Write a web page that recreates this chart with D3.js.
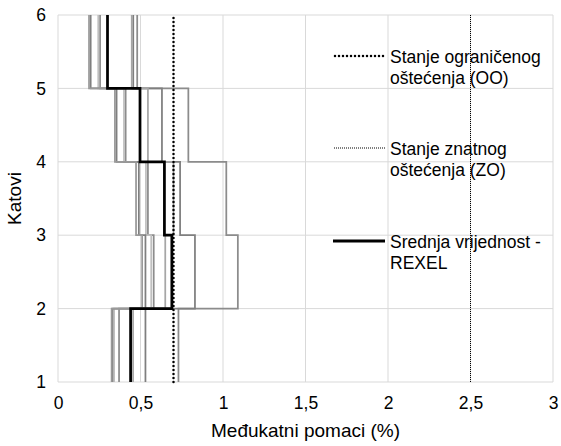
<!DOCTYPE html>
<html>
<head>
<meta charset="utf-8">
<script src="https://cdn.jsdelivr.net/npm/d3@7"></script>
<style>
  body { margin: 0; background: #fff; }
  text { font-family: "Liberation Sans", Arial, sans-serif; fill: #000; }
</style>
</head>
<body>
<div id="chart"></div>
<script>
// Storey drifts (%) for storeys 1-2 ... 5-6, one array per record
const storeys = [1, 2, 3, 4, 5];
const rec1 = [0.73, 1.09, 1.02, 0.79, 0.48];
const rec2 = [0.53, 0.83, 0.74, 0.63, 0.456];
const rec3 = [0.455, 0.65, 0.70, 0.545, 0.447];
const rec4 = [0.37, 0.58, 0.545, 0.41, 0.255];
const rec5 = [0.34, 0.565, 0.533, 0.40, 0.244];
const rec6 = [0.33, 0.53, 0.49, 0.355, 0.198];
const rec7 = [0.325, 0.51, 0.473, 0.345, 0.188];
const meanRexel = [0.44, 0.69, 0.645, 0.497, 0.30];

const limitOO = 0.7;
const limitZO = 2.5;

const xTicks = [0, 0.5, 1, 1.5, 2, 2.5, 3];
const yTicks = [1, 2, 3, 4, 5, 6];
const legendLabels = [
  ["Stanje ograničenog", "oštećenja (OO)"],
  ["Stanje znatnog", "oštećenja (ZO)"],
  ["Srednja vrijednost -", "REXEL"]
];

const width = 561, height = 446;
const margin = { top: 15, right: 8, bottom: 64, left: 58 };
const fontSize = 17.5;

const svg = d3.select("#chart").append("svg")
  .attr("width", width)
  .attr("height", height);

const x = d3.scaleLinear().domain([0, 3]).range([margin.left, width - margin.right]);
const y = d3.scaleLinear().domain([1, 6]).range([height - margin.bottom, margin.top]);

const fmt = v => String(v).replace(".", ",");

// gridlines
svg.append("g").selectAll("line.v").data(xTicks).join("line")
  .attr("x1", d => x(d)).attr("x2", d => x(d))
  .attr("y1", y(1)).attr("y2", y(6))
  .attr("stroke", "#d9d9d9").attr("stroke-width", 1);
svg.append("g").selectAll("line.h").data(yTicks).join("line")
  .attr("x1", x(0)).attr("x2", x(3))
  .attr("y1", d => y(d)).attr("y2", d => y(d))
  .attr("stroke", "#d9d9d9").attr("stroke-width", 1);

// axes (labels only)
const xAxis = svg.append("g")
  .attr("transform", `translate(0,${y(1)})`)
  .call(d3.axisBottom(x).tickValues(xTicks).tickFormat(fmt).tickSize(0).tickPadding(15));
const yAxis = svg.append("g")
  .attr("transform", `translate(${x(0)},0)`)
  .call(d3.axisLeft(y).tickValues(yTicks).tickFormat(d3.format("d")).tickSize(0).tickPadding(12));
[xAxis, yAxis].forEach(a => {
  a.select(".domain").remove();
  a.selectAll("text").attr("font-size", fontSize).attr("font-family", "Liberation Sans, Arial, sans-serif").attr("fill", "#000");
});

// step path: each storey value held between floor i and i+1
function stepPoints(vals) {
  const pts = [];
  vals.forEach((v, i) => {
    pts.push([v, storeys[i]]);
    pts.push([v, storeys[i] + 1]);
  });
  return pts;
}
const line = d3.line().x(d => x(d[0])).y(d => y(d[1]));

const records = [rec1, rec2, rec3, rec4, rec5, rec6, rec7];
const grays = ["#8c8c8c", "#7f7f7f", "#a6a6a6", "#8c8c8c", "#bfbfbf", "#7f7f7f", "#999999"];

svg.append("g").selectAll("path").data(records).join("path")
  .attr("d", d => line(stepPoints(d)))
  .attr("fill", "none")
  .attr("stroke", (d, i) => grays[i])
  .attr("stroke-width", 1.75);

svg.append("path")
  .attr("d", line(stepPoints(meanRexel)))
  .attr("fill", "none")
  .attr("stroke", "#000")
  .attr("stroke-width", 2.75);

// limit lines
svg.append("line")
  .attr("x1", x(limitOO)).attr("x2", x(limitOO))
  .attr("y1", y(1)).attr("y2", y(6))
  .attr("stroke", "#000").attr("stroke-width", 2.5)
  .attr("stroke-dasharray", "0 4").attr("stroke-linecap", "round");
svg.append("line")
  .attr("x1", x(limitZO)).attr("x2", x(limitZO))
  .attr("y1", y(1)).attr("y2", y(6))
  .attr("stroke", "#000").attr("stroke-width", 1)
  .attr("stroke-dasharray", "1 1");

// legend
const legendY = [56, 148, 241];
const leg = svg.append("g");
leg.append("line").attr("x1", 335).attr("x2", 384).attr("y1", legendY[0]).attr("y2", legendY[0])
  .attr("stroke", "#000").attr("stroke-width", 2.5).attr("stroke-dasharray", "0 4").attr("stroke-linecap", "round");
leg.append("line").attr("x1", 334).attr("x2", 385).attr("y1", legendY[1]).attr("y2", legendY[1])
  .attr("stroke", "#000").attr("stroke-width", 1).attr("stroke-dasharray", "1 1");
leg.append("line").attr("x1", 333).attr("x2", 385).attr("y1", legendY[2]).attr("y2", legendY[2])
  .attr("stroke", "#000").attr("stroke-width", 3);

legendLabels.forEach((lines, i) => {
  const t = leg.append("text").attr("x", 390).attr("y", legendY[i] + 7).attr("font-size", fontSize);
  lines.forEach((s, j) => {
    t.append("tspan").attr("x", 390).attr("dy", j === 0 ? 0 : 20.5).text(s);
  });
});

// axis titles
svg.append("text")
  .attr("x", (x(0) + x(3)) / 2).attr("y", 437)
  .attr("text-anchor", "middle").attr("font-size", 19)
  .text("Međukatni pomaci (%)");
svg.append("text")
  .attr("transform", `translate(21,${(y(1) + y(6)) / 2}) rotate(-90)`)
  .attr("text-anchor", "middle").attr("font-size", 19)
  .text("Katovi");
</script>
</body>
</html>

==

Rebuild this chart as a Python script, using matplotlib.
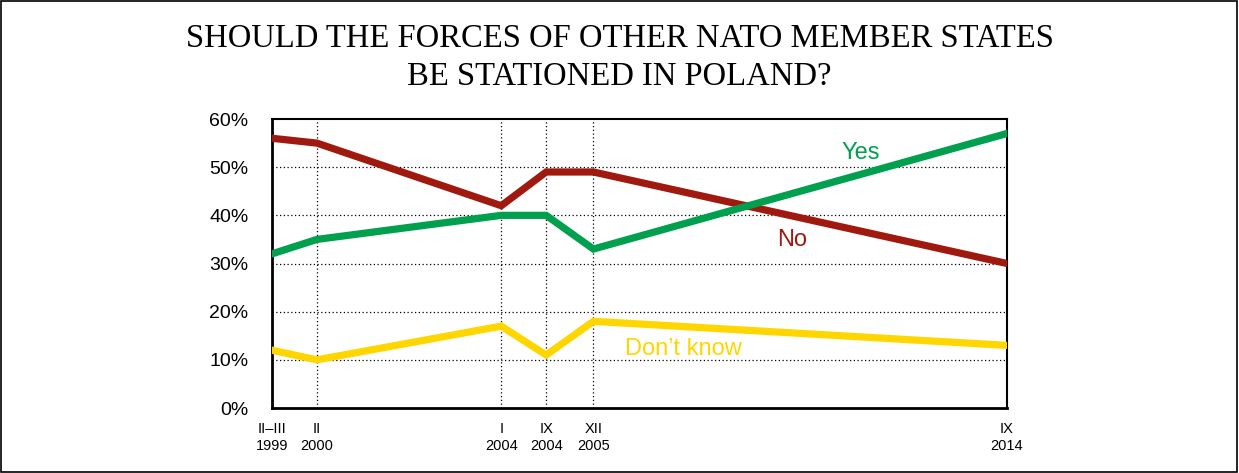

* * *

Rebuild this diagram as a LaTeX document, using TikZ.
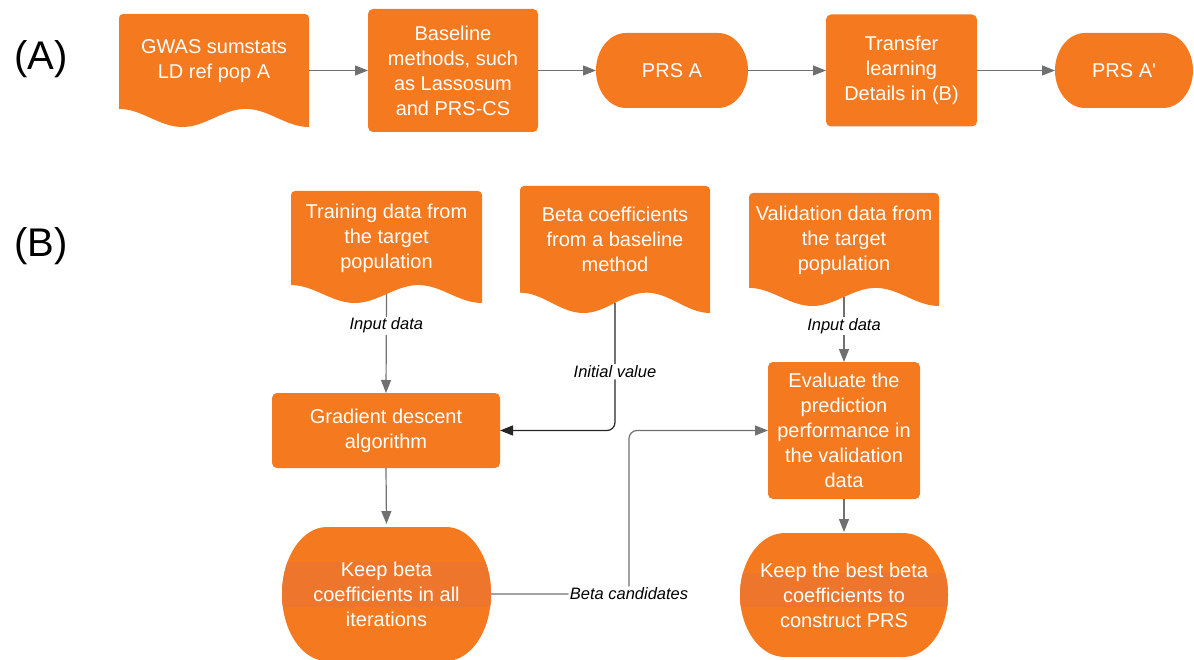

**Work to be completed**
Pictures should be left out. Retype only the run of lines from the line containing "Write a web" to the line containing "const fmt = v", inclusive.

**Result below**
Write a web page that recreates this chart with D3.js.
<!DOCTYPE html>
<html>
<head>
<meta charset="utf-8">
<script src="https://cdn.jsdelivr.net/npm/d3@7"></script>
<style>
  body { margin: 0; background: #fff; }
  text { font-family: "Liberation Sans", Arial, sans-serif; fill: #000; }
</style>
</head>
<body>
<div id="chart"></div>
<script>
// Storey drifts (%) for storeys 1-2 ... 5-6, one array per record
const storeys = [1, 2, 3, 4, 5];
const rec1 = [0.73, 1.09, 1.02, 0.79, 0.48];
const rec2 = [0.53, 0.83, 0.74, 0.63, 0.456];
const rec3 = [0.455, 0.65, 0.70, 0.545, 0.447];
const rec4 = [0.37, 0.58, 0.545, 0.41, 0.255];
const rec5 = [0.34, 0.565, 0.533, 0.40, 0.244];
const rec6 = [0.33, 0.53, 0.49, 0.355, 0.198];
const rec7 = [0.325, 0.51, 0.473, 0.345, 0.188];
const meanRexel = [0.44, 0.69, 0.645, 0.497, 0.30];

const limitOO = 0.7;
const limitZO = 2.5;

const xTicks = [0, 0.5, 1, 1.5, 2, 2.5, 3];
const yTicks = [1, 2, 3, 4, 5, 6];
const legendLabels = [
  ["Stanje ograničenog", "oštećenja (OO)"],
  ["Stanje znatnog", "oštećenja (ZO)"],
  ["Srednja vrijednost -", "REXEL"]
];

const width = 561, height = 446;
const margin = { top: 15, right: 8, bottom: 64, left: 58 };
const fontSize = 17.5;

const svg = d3.select("#chart").append("svg")
  .attr("width", width)
  .attr("height", height);

const x = d3.scaleLinear().domain([0, 3]).range([margin.left, width - margin.right]);
const y = d3.scaleLinear().domain([1, 6]).range([height - margin.bottom, margin.top]);

const fmt = v => String(v).replace(".", ",");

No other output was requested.